Sin ir más lejos, este fue el resultado de la correcta decisión del Gobierno de autorizar la operación de nuevas aerolíneas en los cielos argentinos y eliminar la norma que establecía una tarifa mínima en los pasajes. Es el ejemplo por excelencia de lo que advertimos a menudo los que anhelamos una mayor libertad económica: eliminar una regulación puede traer un beneficio significativamente mayor que la regulación en sí misma.

De esta forma, podemos enterrar de una vez y para siempre el mito de que necesitamos una aerolínea estatal para desarrollar el federalismo territorial. Ahora bien, el lector se preguntará qué pasa con los destinos a los que no llegan otras aerolíneas, a los que comúnmente se refiere como rutas no rentables. Este uno de los interrogantes que primero se apunta a la hora de defender la existencia de AA e incluso hay quienes alertan que “provincias enteras se van a quedar sin vuelos”, en palabras del propio Mariano Recalde, ex titular de la compañía -durante la gestión más deficitaria-.

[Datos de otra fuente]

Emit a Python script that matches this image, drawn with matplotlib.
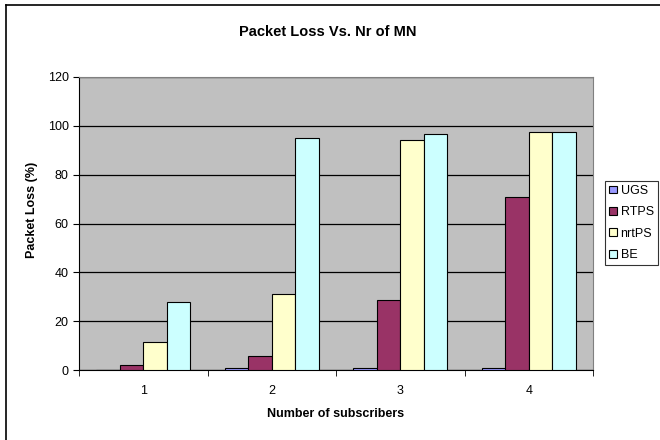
import numpy as np
import matplotlib
matplotlib.use("Agg")
import matplotlib.pyplot as plt
from matplotlib.lines import Line2D

plt.rcParams['font.family'] = ['Liberation Sans', 'DejaVu Sans']

subscribers = ['1', '2', '3', '4']
ugs = [0, 1.0, 1.0, 1.0]
rtps = [2.2, 5.7, 28.8, 71.0]
nrtps = [11.4, 31.3, 94.0, 97.6]
be = [27.8, 95.0, 96.6, 97.6]

series = [('UGS', ugs, '#9999FF'), ('RTPS', rtps, '#993366'),
          ('nrtPS', nrtps, '#FFFFCC'), ('BE', be, '#CCFFFF')]

fig = plt.figure(figsize=(6.6, 4.4), dpi=100)
ax = fig.add_axes([0.1197, 0.159, 0.7788, 0.666])
ax.set_facecolor('#C0C0C0')

x = np.arange(1, len(subscribers) + 1)
w = 0.183
for i, (name, vals, col) in enumerate(series):
    ax.bar(x + (i - 1.5) * w, vals, w, color=col, edgecolor='black',
           linewidth=0.8, label=name, zorder=3)

ax.set_xlim(0.5, 4.5)
ax.set_ylim(0, 120)
ax.set_yticks(range(0, 121, 20))
ax.yaxis.grid(True, color='black', linewidth=0.9, zorder=1)
ax.set_xticks(x)
ax.set_xticklabels(subscribers)
ax.set_xticks(np.arange(0.5, 4.6, 1), minor=True)
ax.tick_params(axis='x', which='major', length=0, pad=11, labelsize=9)
ax.tick_params(axis='x', which='minor', length=4, direction='out')
ax.tick_params(axis='y', length=4, direction='out', labelsize=9)

for s in ['left', 'bottom']:
    ax.spines[s].set_color('black')
for s in ['top', 'right']:
    ax.spines[s].set_color('#808080')

fig.text(0.497, 1 - 32 / 440, 'Packet Loss Vs. Nr of MN', ha='center', va='center',
         fontsize=10.5, fontweight='bold')
fig.text(0.509, 1 - 414 / 440, 'Number of subscribers', ha='center', va='center',
         fontsize=9, fontweight='bold')
fig.text(32 / 660, 1 - 210 / 440, 'Packet Loss (%)', ha='center', va='center',
         rotation=90, fontsize=9, fontweight='bold')

leg = fig.legend(loc='center left', bbox_to_anchor=(605 / 660, 1 - 223 / 440),
                 fontsize=9, frameon=True, fancybox=False, edgecolor='black',
                 handlelength=0.6, handleheight=0.6, handletextpad=0.3,
                 labelspacing=0.75, borderpad=0.35, borderaxespad=0)
leg.get_frame().set_linewidth(0.8)

# chart area border (cropped on right and bottom)
fig.add_artist(Line2D([6 / 660, 6 / 660], [0, 1 - 5.5 / 440], color='black', linewidth=1.2))
fig.add_artist(Line2D([6 / 660, 1], [1 - 5.5 / 440, 1 - 5.5 / 440], color='black', linewidth=1.2))

fig.savefig('out.png', dpi=100)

Para responder esta pregunta, propongo el siguiente ejercicio: imaginemos que Aerolíneas Argentinas deja de operar dichas rutas. ¿Qué sucede? Probablemente, pronto se verá cómo nuevas compañías se esfuerzan por captar aquel mercado. Sin una empresa estatal con la que competir en condiciones desiguales y con un público de pasajeros ya establecido, los incentivos para tomar el negocio serían enormes. ¿Y si esto no sucede? no se preocupe, ¿recuerda los doscientos millones de dólares? con tan solo cerrar Aerolíneas Argentinas, el Gobierno se ahorraría US$ 548.000 por día, que tendrá entonces disponibles o bien para incentivar (por ejemplo, impositivamente) a las aerolíneas que deseen operar esas rutas hasta tanto se induzca una mayor competencia o bien para implementar un programa de subsidio a la demanda. Es decir, que las aerolíneas elijan un precio del boleto al menos suficiente para cubrir sus costos y el Estado otorgue vouchers a quienes lo necesiten para viajar, por ejemplo, por cuestiones de salud. Si Aerolíneas es prescindible en las rutas menos rentables, entonces lo será en su totalidad.

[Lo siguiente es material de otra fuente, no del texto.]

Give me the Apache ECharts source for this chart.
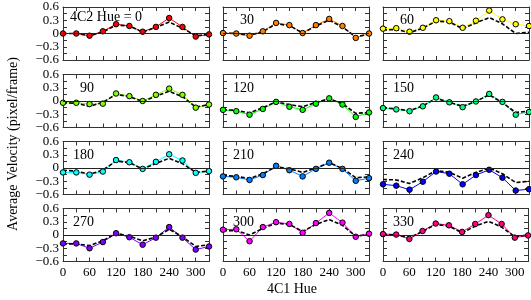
<!DOCTYPE html>
<html><head><meta charset="utf-8">
<script src="https://cdn.jsdelivr.net/npm/echarts@6/dist/echarts.min.js"></script>
<style>html,body{margin:0;padding:0;background:#fff}#c{width:531px;height:300px}</style>
</head><body><div id="c"></div>
<script>
// 4C1 hue values (x axis)
const hue1 = [0, 30, 60, 90, 120, 150, 180, 210, 240, 270, 300, 330];
// 4C2 hue per panel
const hue2 = [0, 30, 60, 90, 120, 150, 180, 210, 240, 270, 300, 330];
const panelColors = ['#ff0000','#ff8000','#ffff00','#80ff00','#00ff00','#00ff80','#00ffff','#0080ff','#0000ff','#8000ff','#ff00ff','#ff0080'];
const xTickLabels = ['0','60','120','180','240','300'];
const yTickLabels = ['−0.6','−0.3','0','0.3','0.6'];

// measured average velocity (coloured lines)
const meas0   = [0.00, 0.00, -0.05, 0.05, 0.21, 0.17, 0.04, 0.15, 0.35, 0.15, -0.07, -0.02];
const meas30  = [0.01, 0.00, -0.05, 0.05, 0.24, 0.19, 0.01, 0.19, 0.33, 0.17, -0.10, 0.00];
const meas60  = [0.11, 0.12, 0.04, 0.13, 0.30, 0.28, 0.13, 0.29, 0.52, 0.32, 0.21, 0.17];
const meas90  = [-0.04, -0.04, -0.07, -0.06, 0.17, 0.11, 0.00, 0.14, 0.28, 0.14, -0.15, -0.08];
const meas120 = [-0.20, -0.23, -0.31, -0.18, -0.02, -0.13, -0.20, -0.06, 0.06, -0.08, -0.36, -0.26];
const meas150 = [-0.16, -0.19, -0.23, -0.12, 0.08, -0.03, -0.14, -0.01, 0.16, -0.02, -0.31, -0.25];
const meas180 = [-0.10, -0.10, -0.15, -0.08, 0.18, 0.13, -0.02, 0.14, 0.31, 0.17, -0.11, -0.07];
const meas210 = [-0.19, -0.21, -0.27, -0.16, 0.05, -0.05, -0.19, -0.02, 0.12, -0.02, -0.29, -0.23];
const meas240 = [-0.37, -0.40, -0.49, -0.31, -0.08, -0.13, -0.37, -0.16, -0.04, -0.22, -0.51, -0.48];
const meas270 = [-0.19, -0.19, -0.30, -0.16, 0.04, -0.05, -0.22, -0.06, 0.18, -0.06, -0.33, -0.26];
const meas300 = [0.12, 0.13, -0.14, 0.18, 0.29, 0.25, 0.05, 0.27, 0.50, 0.28, -0.04, 0.03];
const meas330 = [0.02, 0.01, -0.09, 0.09, 0.26, 0.22, 0.07, 0.25, 0.45, 0.25, -0.06, -0.01];

// predicted (black dashed lines)
const pred0   = [0.00, 0.00, -0.05, 0.03, 0.19, 0.17, 0.03, 0.14, 0.26, 0.12, -0.05, -0.02];
const pred30  = [0.01, 0.00, -0.04, 0.04, 0.22, 0.18, 0.01, 0.17, 0.30, 0.15, -0.08, -0.01];
const pred60  = [0.08, 0.09, 0.02, 0.12, 0.28, 0.26, 0.11, 0.24, 0.36, 0.22, 0.00, 0.03];
const pred90  = [-0.04, -0.05, -0.12, -0.03, 0.15, 0.10, -0.01, 0.11, 0.22, 0.10, -0.14, -0.08];
const pred120 = [-0.20, -0.21, -0.27, -0.15, -0.02, -0.08, -0.13, -0.03, 0.05, -0.06, -0.28, -0.26];
const pred150 = [-0.15, -0.18, -0.22, -0.11, 0.06, -0.03, -0.12, -0.01, 0.14, -0.04, -0.26, -0.23];
const pred180 = [-0.05, -0.07, -0.14, -0.05, 0.16, 0.12, -0.02, 0.10, 0.22, 0.10, -0.10, -0.07];
const pred210 = [-0.17, -0.19, -0.24, -0.13, 0.03, -0.02, -0.10, 0.00, 0.12, -0.01, -0.22, -0.20];
const pred240 = [-0.26, -0.27, -0.35, -0.22, -0.06, -0.10, -0.23, -0.10, 0.00, -0.13, -0.33, -0.30];
const pred270 = [-0.20, -0.20, -0.24, -0.13, 0.04, -0.03, -0.13, -0.05, 0.13, -0.04, -0.26, -0.22];
const pred300 = [0.10, 0.10, 0.00, 0.15, 0.27, 0.24, 0.08, 0.24, 0.35, 0.22, -0.03, 0.02];
const pred330 = [0.02, 0.00, -0.06, 0.08, 0.24, 0.20, 0.05, 0.20, 0.31, 0.18, -0.04, 0.00];

const measSets = [meas0, meas30, meas60, meas90, meas120, meas150, meas180, meas210, meas240, meas270, meas300, meas330];
const predSets = [pred0, pred30, pred60, pred90, pred120, pred150, pred180, pred210, pred240, pred270, pred300, pred330];

const FONT = '"Liberation Serif","DejaVu Serif",serif';
const colLeft = [63, 223, 383];
const panelW = 146;
const rowTop = [7, 74.5, 141.5, 208.5];
const panelH = 53;
const AX = '#333';

const grids = [], xAxes = [], yAxes = [], series = [], graphics = [];

function yFmt(v) {
  const k = Math.round(v / 0.15);
  if (k % 2 !== 0) return '';
  return yTickLabels[k / 2 + 2] || '';
}
function xFmt(v) {
  const r = Math.round(v);
  if (r % 60 !== 0) return '';
  return xTickLabels[r / 60] || '';
}

for (let i = 0; i < 12; i++) {
  const row = Math.floor(i / 3), col = i % 3;
  grids.push({ left: colLeft[col], top: rowTop[row], width: panelW, height: panelH });
  const base = {
    gridIndex: i, type: 'value', min: 0, max: 330, interval: 30,
    axisLine: { show: true, onZero: false, lineStyle: { color: AX, width: 1 } },
    axisTick: { show: true, inside: true, length: 4, lineStyle: { color: AX } },
    splitLine: { show: false }
  };
  xAxes.push(Object.assign({}, base, {
    position: 'bottom',
    axisLabel: { show: row === 3, formatter: xFmt, fontFamily: FONT, fontSize: 13, color: '#000', margin: 5 }
  }));
  xAxes.push(Object.assign({}, base, { position: 'top', axisLabel: { show: false } }));
  const ybase = {
    gridIndex: i, type: 'value', min: -0.6, max: 0.6, interval: 0.15,
    axisLine: { show: true, onZero: false, lineStyle: { color: AX, width: 1 } },
    axisTick: { show: true, inside: true, length: 4, lineStyle: { color: AX } },
    splitLine: { show: false }
  };
  yAxes.push(Object.assign({}, ybase, {
    position: 'left',
    axisLabel: { show: col === 0, formatter: yFmt, fontFamily: FONT, fontSize: 13, color: '#000', margin: 4 }
  }));
  yAxes.push(Object.assign({}, ybase, { position: 'right', axisLabel: { show: false } }));

  const m = hue1.map((x, j) => [x, measSets[i][j]]);
  const p = hue1.map((x, j) => [x, predSets[i][j]]);
  series.push({
    type: 'line', xAxisIndex: 2 * i, yAxisIndex: 2 * i, data: m, showSymbol: false, z: 2,
    lineStyle: { color: panelColors[i], width: 1 }, silent: true, animation: false,
    markLine: { silent: true, symbol: 'none', label: { show: false }, animation: false,
      lineStyle: { color: '#222', width: 1, type: 'solid' }, data: [{ yAxis: 0 }] }
  });
  series.push({
    type: 'line', xAxisIndex: 2 * i, yAxisIndex: 2 * i, data: p, showSymbol: false, z: 3,
    lineStyle: { color: '#000', width: 1.6, type: [4, 2] }, silent: true, animation: false
  });
  series.push({
    type: 'scatter', xAxisIndex: 2 * i, yAxisIndex: 2 * i, data: m, symbol: 'circle', symbolSize: 5.5, z: 4,
    itemStyle: { color: panelColors[i], borderColor: '#000', borderWidth: 1, opacity: 1 }, silent: true, animation: false
  });

  const label = i === 0 ? '4C2 Hue = 0' : String(hue2[i]);
  graphics.push({
    type: 'text',
    x: i === 0 ? colLeft[col] + 7 : colLeft[col] + 31,
    y: rowTop[row] + (i === 0 ? 10 : 13.5),
    style: { text: label, font: '14px ' + FONT, fill: '#000',
      textAlign: i === 0 ? 'left' : 'right', align: i === 0 ? 'left' : 'right',
      textVerticalAlign: 'middle', verticalAlign: 'middle' }
  });
}

graphics.push({
  type: 'text', x: 13, y: 144, rotation: Math.PI / 2,
  style: { text: 'Average Velocity (pixel/frame)', font: '14px ' + FONT, fill: '#000',
    textAlign: 'center', align: 'center', textVerticalAlign: 'middle', verticalAlign: 'middle' }
});
graphics.push({
  type: 'text', x: 292, y: 289,
  style: { text: '4C1 Hue', font: '14px ' + FONT, fill: '#000',
    textAlign: 'center', align: 'center', textVerticalAlign: 'middle', verticalAlign: 'middle' }
});

const chart = echarts.init(document.getElementById('c'), null, { renderer: 'canvas' });
chart.setOption({
  animation: false,
  backgroundColor: '#fff',
  grid: grids, xAxis: xAxes, yAxis: yAxes, series: series, graphic: graphics
});
</script></body></html>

Por otra parte, puede comprenderse lo reconfortante de ver una insignia argentina en un aeropuerto a miles de kilómetros. Sin embargo, cabe preguntarnos: ¿la soberanía de una Nación depende de si ésta cuenta con una aerolínea de bandera, y que además sea estatal? probablemente no. De hecho, son despreciables los casos de aerolíneas de bandera con financiamiento público alrededor del mundo, y Argentina no tiene por qué ser la excepción.

En definitiva, no parece haber justificativo alguno para continuar con el capricho de mantener Aerolíneas Argentinas. Ni con su privatización, como ya se intentó -obteniendo un rotundo fracaso-, ni con su sostenimiento público. La huelga gremial de la semana pasada, que dejó 30.000 pasajeros varados y 258 vuelos cancelados, demuestra una vez más un trasfondo político intrínseco a la administración estatal de la compañía, con un costo enorme para los contribuyentes. Los privilegios y las remuneraciones de sus empleados superiores a los de cualquier otra aerolínea, así como la frecuente creación de cargos gerenciales, también son ejemplo de ello.

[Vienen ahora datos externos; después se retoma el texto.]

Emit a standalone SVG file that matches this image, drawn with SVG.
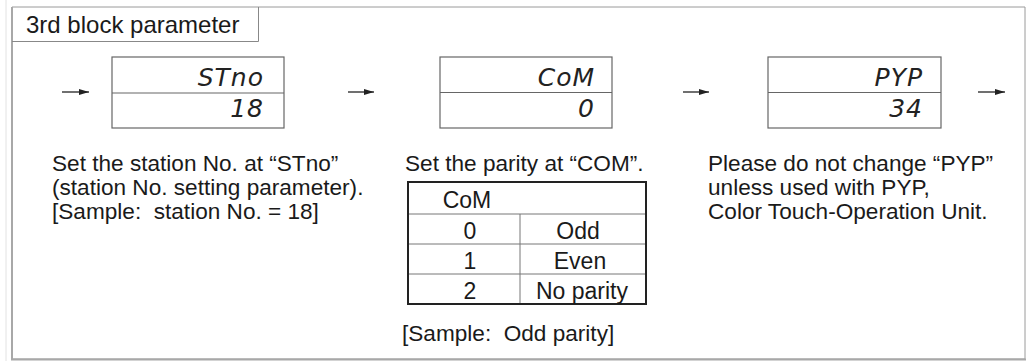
<svg xmlns="http://www.w3.org/2000/svg" width="1026" height="361" viewBox="0 0 1026 361">
<style>
.t{font-family:"Liberation Sans",Arial,sans-serif;font-size:23px;fill:#1a1a1a}
.d{font-size:22.6px}
.seg{font-family:"DejaVu Sans",sans-serif;font-style:italic;font-size:25px;fill:#222;text-anchor:end;letter-spacing:1px}
.box{fill:#fff;stroke:#666;stroke-width:1.2}
.conn{stroke:#222;stroke-width:1.3;fill:none}
.c{text-anchor:middle}
</style>
<defs>
<marker id="ah" markerWidth="10" markerHeight="6" refX="10" refY="3" orient="auto" markerUnits="userSpaceOnUse">
<path d="M0,0 L10,3 L0,6 Z" fill="#222"/>
</marker>
</defs>
<rect width="1026" height="361" fill="#fff"/>
<g id="frame">
<line x1="6" y1="0" x2="6" y2="361" stroke="#e2e2e2" stroke-width="1"/>
<path d="M12,7 H1025 V359 H12 Z" fill="none" stroke="#9a9a9a" stroke-width="1"/>
<line x1="12" y1="7" x2="12" y2="360" stroke="#a8a8a8" stroke-width="2"/>
<line x1="11" y1="359.5" x2="1026" y2="359.5" stroke="#a8a8a8" stroke-width="2"/>
</g>
<g id="title">
<path d="M12,41.5 H258.5 V7" fill="none" stroke="#888" stroke-width="1"/>
<text class="t" x="26" y="33" style="font-size:24px">3rd block parameter</text>
</g>
<g id="connectors">
<line class="conn" x1="62" y1="92" x2="89" y2="92" marker-end="url(#ah)"/>
<line class="conn" x1="348" y1="92" x2="374" y2="92" marker-end="url(#ah)"/>
<line class="conn" x1="683" y1="92" x2="709" y2="92" marker-end="url(#ah)"/>
<line class="conn" x1="978" y1="92" x2="1005" y2="92" marker-end="url(#ah)"/>
</g>
<g id="node-stno">
<rect class="box" x="112" y="57" width="172" height="71"/>
<line x1="112" y1="93" x2="284" y2="93" stroke="#666" stroke-width="1.2"/>
<text class="seg" x="264" y="86">STno</text>
<text class="seg" x="264" y="117">18</text>
</g>
<g id="node-com">
<rect class="box" x="440" y="57" width="172" height="71"/>
<line x1="440" y1="92.5" x2="612" y2="92.5" stroke="#666" stroke-width="1.2"/>
<text class="seg" x="595" y="86">CoM</text>
<text class="seg" x="595" y="117">0</text>
</g>
<g id="node-pyp">
<rect class="box" x="768" y="57" width="173" height="71"/>
<line x1="768" y1="92.5" x2="941" y2="92.5" stroke="#666" stroke-width="1.2"/>
<text class="seg" x="923" y="86">PYP</text>
<text class="seg" x="923" y="117">34</text>
</g>
<g id="desc-stno">
<text class="t d" x="52" y="171">Set the station No. at “STno”</text>
<text class="t d" x="52" y="195">(station No. setting parameter).</text>
<text class="t d" x="52" y="219">[Sample: &#160;station No. = 18]</text>
</g>
<g id="desc-com">
<text class="t d" x="405" y="171">Set the parity at “COM”.</text>
<g id="com-table">
<line x1="408" y1="214" x2="646" y2="214" stroke="#777" stroke-width="1"/>
<line x1="408" y1="244" x2="646" y2="244" stroke="#777" stroke-width="1"/>
<line x1="408" y1="274" x2="646" y2="274" stroke="#777" stroke-width="1"/>
<line x1="520" y1="214" x2="520" y2="304" stroke="#777" stroke-width="1"/>
<rect x="408" y="182" width="238" height="122" fill="none" stroke="#222" stroke-width="2"/>
<text class="t c" x="467" y="208">CoM</text>
<text class="t c" x="470" y="239">0</text>
<text class="t c" x="470" y="269">1</text>
<text class="t c" x="470" y="299">2</text>
<text class="t c" x="578" y="239">Odd</text>
<text class="t c" x="580" y="269">Even</text>
<text class="t c" x="582" y="299">No parity</text>
</g>
<text class="t d" x="402" y="341">[Sample: &#160;Odd parity]</text>
</g>
<g id="desc-pyp">
<text class="t d" x="708" y="171">Please do not change “PYP”</text>
<text class="t d" x="708" y="195">unless used with PYP,</text>
<text class="t d" x="708" y="219">Color Touch-Operation Unit.</text>
</g>
</svg>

El objetivo propuesto por el Gobierno de alcanzar el déficit cero de la compañía para el 2018 era sin dudas valioso. Si bien este se logró reducir desde US$ 900 millones al año (el costo durante la gestión kirchnerista), los números ya confirman que el déficit cero seguirá siendo un deseo postergado. Esto viene a recordar que, sin una reforma estructural que lo avale, un cambio de intenciones difícilmente pueda llegar muy lejos. Por lo tanto, mientras Aerolíneas sea estatal, el déficit cero quedará a merced de la buena voluntad, capacidad y suerte del gobernante de turno.

Adaptarnos a un mundo globalizado requerirá en primer lugar desprendernos del romántico concepto en extinción de aerolínea de bandera. Si deseamos alcanzar una verdadera integración federal con un Estado eficiente, prescindir de Aerolíneas Argentinas y continuar con una política de apertura aerocomercial debe ser una prioridad.